WASHINGTON (Reuters) - In a major counteroffer that moves the White House and congressional Republicans closer to resolving the “fiscal cliff” standoff, President Barack Obama is now seeking $1.2 trillion from higher tax revenues, including increased rates on those earning more than $400,000 a year, a source familiar with the negotiations said on Monday.
In exchange, the president is willing to agree to $1.22 trillion in spending reductions, including some cuts achieved by changing the way cost of living adjustments are made to Social Security retirement benefits and other programs. By raising the threshold for tax increases to $400,000 from $250,000, the president is yielding on the level he had sought during his successful campaign for re-election in November
“We view this as a good offer that shows we have met the Republicans more than halfway on spending and halfway on revenues,” the source said.
House Speaker John Boehner’s office called the president’s bid a positive, if flawed step toward a compromise on an impasse that many -- from governments to businesses to private citizens -- have been urging the two sides to resolve.
“Any movement away from the unrealistic offers the President has made previously is a step in the right direction, but a proposal that includes $1.3 trillion in revenue for only $930 billion in spending cuts cannot be considered balanced,” Boehner spokesman Brendan Buck said.
Obama’s spending reduction proposal counts $290 billion in interest among spending reductions, and does not count an estimated $90 billion in increases in revenue from cost of living adjustments, hence the different numbers.
“We hope to continue discussions with the president so we can reach an agreement that is truly balanced and begins to solve our spending problem,” Buck said.
The proposal comes as the president and Boehner seek to iron out differences in an effort to stop automatic tax increases and spending cuts from going into effect early next year. Analysts have warned that the abrupt shock could knock the economy back into recession.
Apparent concessions by the president, who originally proposed $1.6 trillion in new tax revenues, and the House speaker’s willingness to entertain the proposal, raised hopes that the two sides can find a way to avoid the dreaded fiscal cliff.
“Everyone I talk to is increasingly optimistic that folks are more serious about a deal -- maybe December 24 or 31, but a deal nevertheless. We’ll see,” a lobbyist for a major U.S. financial services firm said.
The president’s latest offer shows him willing to give on an item that some of his supporters had sought to protect -- linking Social Security benefit increases to the chained consumer price index, a step that would lead to lower payments.
“The chained CPI would be a growing benefit cut that is most harmful for the oldest and poorest beneficiaries of Social Security,” said Dave Nathan, a spokesman for AARP, which represents older Americans.
However, the president’s proposal would seek to protect those on whom that change would fall hardest, the source said.
The chained, or superlative, CPI, is considered a more accurate gauge of inflation that the government began to report in 2002. It is estimated to be 0.22 percentage points lower than the traditional CPI.

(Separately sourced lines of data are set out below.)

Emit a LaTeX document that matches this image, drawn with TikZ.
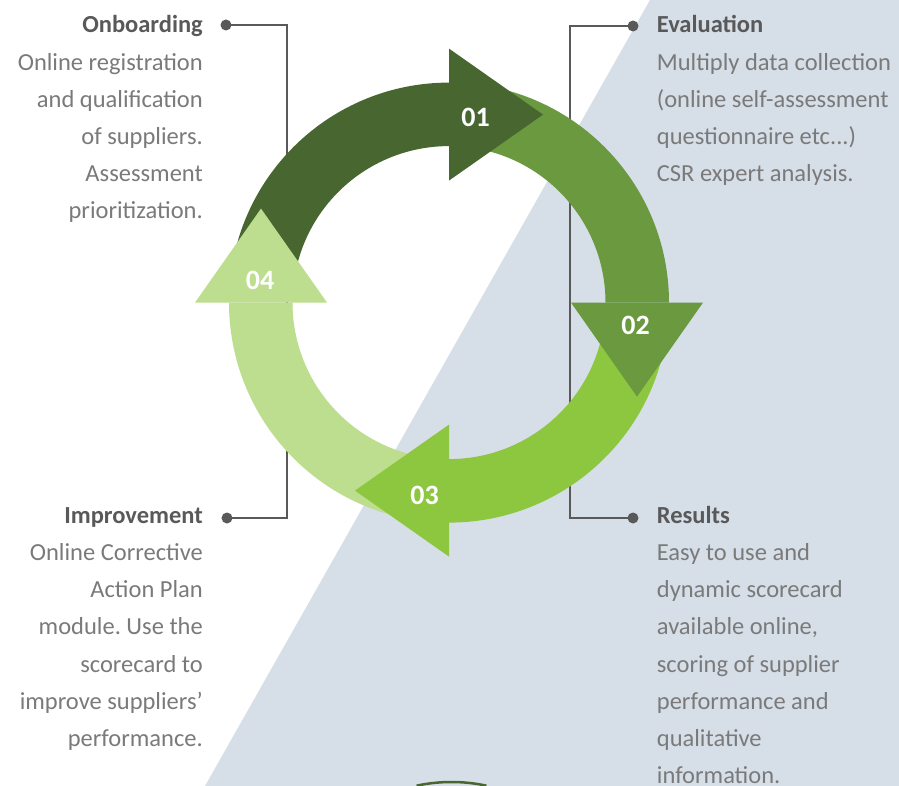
\documentclass[tikz,border=0pt]{standalone}
\usepackage{fontspec}
\setmainfont{Carlito}
\usetikzlibrary{calc}
\frenchspacing
\definecolor{bgband}{RGB}{214,222,231}
\definecolor{gA}{RGB}{72,103,48}
\definecolor{gB}{RGB}{106,153,64}
\definecolor{gC}{RGB}{141,198,63}
\definecolor{gD}{RGB}{189,221,143}
\definecolor{ttl}{RGB}{89,89,89}
\definecolor{bodytxt}{RGB}{122,122,122}
\definecolor{conncol}{RGB}{89,89,89}
\begin{document}
\begin{tikzpicture}[x=1pt,y=1pt,
  conn/.style={draw=conncol,line width=2pt},
  dotnode/.style={circle,fill=conncol,inner sep=0pt,minimum size=11pt},
  txtblock/.style={inner sep=0pt,text=bodytxt,font=\fontsize{24.5}{37.2}\selectfont\frenchspacing},
  lefttext/.style={txtblock,anchor=base east,align=right},
  righttext/.style={txtblock,anchor=base west,align=left},
  num/.style={text=white,font=\bfseries\fontsize{28}{30}\selectfont,inner sep=0pt}
]
\useasboundingbox (0,0) rectangle (899,-786);
\fill[white] (0,0) rectangle (899,-786);
\fill[bgband] (650,0) -- (899,0) -- (899,-786) -- (205,-786) -- cycle;

% connectors
\node[dotnode] (onbdot) at (226,-25) {};
\node[dotnode] (impdot) at (227,-518) {};
\node[dotnode] (evadot) at (633,-26) {};
\node[dotnode] (resdot) at (633,-518) {};
\coordinate (lt) at (286.5,-25);
\coordinate (lb) at (286.5,-518);
\coordinate (rt) at (569.5,-26);
\coordinate (rb) at (569.5,-518);
\draw[conn] (onbdot.center) -- (lt) -- (lb) -- (impdot.center);
\draw[conn] (evadot.center) -- (rt) -- (rb) -- (resdot.center);

% ring
\coordinate (C) at (449,-302.6);
\foreach \k/\col in {0/gA,1/gB,2/gC,3/gD}{
  \pgfmathsetmacro\b{90-90*\k}
  \fill[\col] ($(C)+(\b+80:220)$) arc[start angle=\b+80,end angle=\b,radius=220]
     -- ($(C)+(\b:156.5)$) arc[start angle=\b,end angle=\b+80,radius=156.5] -- cycle;
}
\foreach \k/\col in {0/gA,1/gB,2/gC,3/gD}{
  \pgfmathsetmacro\b{90-90*\k}
  \fill[\col] ($(C)+(\b:122)$) -- ($(C)+(\b:254)$) -- ($(C)+(\b:188)+(\b-90:94)$) -- cycle;
}
\node[num] (n1) at (475.5,-117) {01};
\node[num] (n2) at (635.5,-325) {02};
\node[num] (n3) at (424.5,-495) {03};
\node[num] (n4) at (260,-280.5) {04};

% partial arc at bottom
\coordinate (arcC) at (451.5,-950);
\draw[gA,line width=2.5pt] ($(arcC)+(78:168)$) arc[start angle=78,end angle=102,radius=168];

% texts (anchored at the baseline of their last line)
\node[lefttext] (onb) at (203,-219) {{\color{ttl}\bfseries Onboarding}\\Online registration\\and qualification\\of suppliers.\\Assessment\\prioritization.};
\node[lefttext] (imp) at (203,-746.5) {{\color{ttl}\bfseries Improvement}\\Online Corrective\\Action Plan\\module. Use the\\scorecard to\\improve suppliers’\\performance.};
\node[righttext] (eva) at (656.7,-181.8) {{\color{ttl}\bfseries Evaluation}\\Multiply data collection\\(online self-assessment\\questionnaire etc...)\\CSR expert analysis.};
\node[righttext] (res) at (656.7,-783.7) {{\color{ttl}\bfseries Results}\\Easy to use and\\dynamic scorecard\\available online,\\scoring of supplier\\performance and\\qualitative\\information.};
\end{tikzpicture}
\end{document}
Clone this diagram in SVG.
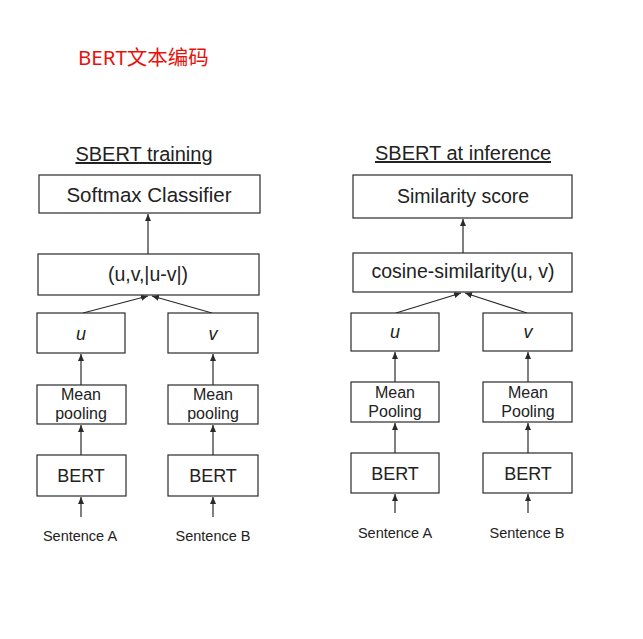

Obama’s offer asks for Congress to increase the national borrowing ceiling for two years using a parliamentary procedure proposed by Senate Republican leader Mitch McConnell. That demand may be a hard sell for many lawmakers who may be reluctant to relinquish power over the nation’s purse strings.
The president’s offer also would seek to provide the sluggish economy a boost by extending unemployment benefits and increasing infrastructure spending.
Obama’s proposal would stop harsh automatic spending cuts due to go into effect under the sequestration process. However, some automatic cuts would continue to hang over the administration and Congress’s heads as a prod to work out further budget reforms.
The president’s proposal calls for “fast track processes” for further tax and spending reforms, the source said.
A senior Republican congressional aide familiar with the negotiations said that while there were “substantive differences” with the White House, he still was hopeful “that we can at some point get to a framework that allows us to move forward on tax and entitlement reform.”
The aide emphasized that negotiations with the White House had not yet gotten into detailed discussions on potentially complicated reforms to the tax code and big social programs like Medicare and Medicaid.
For example, the aide said no decisions had been made on where Medicare and Medicaid savings would come from - beneficiaries or medical providers.
“All that is still to be decided,” the aide said.